Member of the State Council of Ceylon for Kankesanthurai
- In office 1934–1947

Member of the Ceylonese Parliament for Kankesanthurai
- In office 1952–1956
- Preceded by: S. J. V. Chelvanayakam
- Succeeded by: S. J. V. Chelvanayakam

Member of the Senate of Ceylon

Personal details
- Born: 21 May 1895
- Died: 15 January 1965 (aged 69)
- Profession: Lawyer
- Ethnicity: Indian Tamil

= S. Natesan =

Ceylonese politician

Subaiya Natesan (சுப்பையா நடேசன்; also known as Subbaiya Nadesapillai; 21 May 1895 - 15 January 1965) was a Ceylonese politician, Member of State Council, Member of Parliament and senator.

==Early life and family==
Natesan was born on 21 May 1895. He was the son of Subaiyapillai from Thanjavur, India.
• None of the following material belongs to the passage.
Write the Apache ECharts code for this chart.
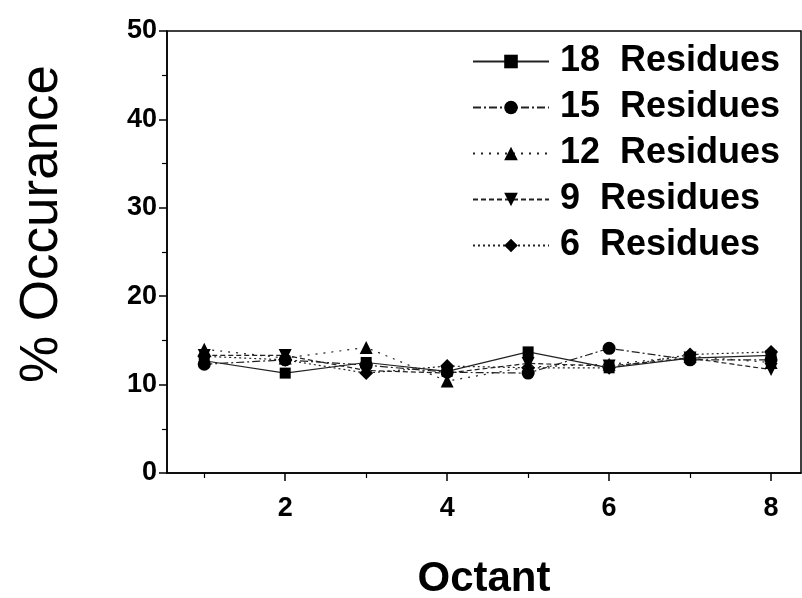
<!DOCTYPE html>
<html>
<head>
<meta charset="utf-8">
<script src="https://cdn.jsdelivr.net/npm/echarts@6/dist/echarts.min.js"></script>
<style>
html,body{margin:0;padding:0;background:#fff;}
#chart{width:802px;height:598px;}
</style>
</head>
<body>
<div id="chart"></div>
<script>
const octants = [1, 2, 3, 4, 5, 6, 7, 8];
const seriesNames = ['18  Residues', '15  Residues', '12  Residues', '9  Residues', '6  Residues'];
const res18 = [12.7, 11.3, 12.5, 11.5, 13.7, 11.9, 13.0, 13.3];
const res15 = [12.3, 12.8, 12.2, 11.4, 11.3, 14.1, 12.8, 12.8];
const res12 = [14.0, 13.0, 14.2, 10.4, 12.0, 12.3, 13.2, 12.5];
const res9  = [13.3, 13.3, 11.6, 11.3, 12.4, 12.1, 13.0, 11.7];
const res6  = [13.2, 12.8, 11.3, 12.1, 11.9, 11.9, 13.4, 13.7];
const yTicks = [0, 10, 20, 30, 40, 50];
const xTicks = [2, 4, 6, 8];
const xMinorTicks = [1, 3, 5, 7];

const values = [res18, res15, res12, res9, res6];
const symbols = ['rect', 'circle', 'triangle', 'triangle', 'diamond'];
const rotates = [0, 0, 0, 180, 0];
const sizes = [11, 13, 13, 13, 14];
const dashes = ['solid', [8, 3, 2, 3], [2, 6], [5, 3], [2, 3]];

const chart = echarts.init(document.getElementById('chart'));
const font = 'Liberation Sans, Arial, sans-serif';
const X_MIN = 0.54, X_MAX = 8.37;

chart.setOption({
  animation: false,
  backgroundColor: '#fff',
  grid: { left: 167, right: 1, top: 31, bottom: 125, show: true, borderColor: '#000', borderWidth: 1.5, containLabel: false, outerBoundsMode: 'none' },
  legend: {
    orient: 'vertical',
    left: 467,
    top: 38,
    itemWidth: 76,
    itemHeight: 17,
    itemGap: 9,
    data: seriesNames,
    textStyle: { fontFamily: font, fontWeight: 'bold', fontSize: 36, color: '#000', lineHeight: 37, padding: [0, 0, 0, 6] }
  },
  xAxis: [{
    type: 'value',
    min: X_MIN,
    max: X_MAX,
    name: 'Octant',
    nameLocation: 'middle',
    nameGap: 85,
    nameTextStyle: { fontFamily: font, fontWeight: 'bold', fontSize: 42, color: '#000' },
    axisLine: { onZero: false, lineStyle: { color: '#000', width: 1.5 } },
    axisTick: { length: 8, lineStyle: { color: '#000', width: 1.5 }, customValues: xTicks },
    splitLine: { show: false },
    axisLabel: { customValues: xTicks, margin: 22, fontFamily: font, fontWeight: 'bold', fontSize: 27, color: '#000' }
  }, {
    type: 'value',
    position: 'bottom',
    min: X_MIN,
    max: X_MAX,
    axisLine: { show: false, onZero: false },
    axisTick: { length: 5, lineStyle: { color: '#000', width: 1.2 }, customValues: xMinorTicks },
    axisLabel: { show: false },
    splitLine: { show: false }
  }],
  yAxis: {
    type: 'value',
    min: 0,
    max: 50,
    interval: 10,
    name: '% Occurance',
    nameLocation: 'middle',
    nameGap: 98,
    nameTextStyle: { fontFamily: font, fontSize: 53, color: '#000', padding: [0, 0, 0, 56] },
    axisLine: { lineStyle: { color: '#000', width: 1.5 } },
    axisTick: { length: 8, lineStyle: { color: '#000', width: 1.5 } },
    minorTick: { show: true, splitNumber: 2, length: 5, lineStyle: { color: '#000', width: 1.2 } },
    splitLine: { show: false },
    axisLabel: { margin: 10, fontFamily: font, fontWeight: 'bold', fontSize: 27, color: '#000' }
  },
  series: seriesNames.map((name, i) => ({
    name: name,
    type: 'line',
    xAxisIndex: 0,
    data: octants.map((x, j) => [x, values[i][j]]),
    symbol: symbols[i],
    symbolSize: sizes[i],
    symbolRotate: rotates[i],
    showAllSymbol: true,
    itemStyle: { color: '#000' },
    lineStyle: { color: '#222', width: 1.2, type: dashes[i] },
    z: 10 - i
  }))
});
</script>
</body>
</html>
Natesan married Sivagamasundari, daughter of P. Ramanathan, a leading Ceylon Tamil statesman.

==Career==
Natesan moved to Ceylon after being invited by P. Ramanathan and in 1924 was appointed principal of Parameshwara College, Jaffna. He was also Ramanathan's private secretary.

Natesan stood as a candidate in Kankesanthurai at the 1934 state council by-elections. He won the election and entered State Council. He was re-elected at the 1936 state council election. He was one of the founding members of the United National Party (UNP) in 1946.

Natesan stood as the UNP's candidate in Kankesanthurai at the 1947 parliamentary elections but was defeated by the All Ceylon Tamil Congress (ACTC) candidate S. J. V. Chelvanayakam. However, he won the 1952 parliamentary elections and entered Parliament. He was appointed Minister of Posts and Information in the First Dudley Senanayake cabinet following the resignation of V. Nalliah. He retained his cabinet position, which was renamed Minister of Posts and Broadcasting, when the Kotelawala cabinet was formed in 1953. Natesan resigned from the government on 19 January 1956 and, like many Tamil UNP politicians, left the UNP over its support of the Sinhala Only policy. He stood for re-election in the constituency at the 1956 parliamentary election as an independent candidate but was defeated by the Illankai Tamil Arasu Kachchi (Federal Party) candidate S. J. V. Chelvanayakam.

Natesan later joined the ACTC, became its president and was appointed to the Senate of Ceylon. He was a member of the University College Council and Ceylon University Court. He was appointed to the National Education Commission in 1961. He was a Tamil scholar and historian - his works included The Northern Kingdom and Glimpses of the Early History of Jaffna. He was awarded an honorary D.Litt. degree by the University of Ceylon for his contribution to Tamil literature. He died on 15 January 1965.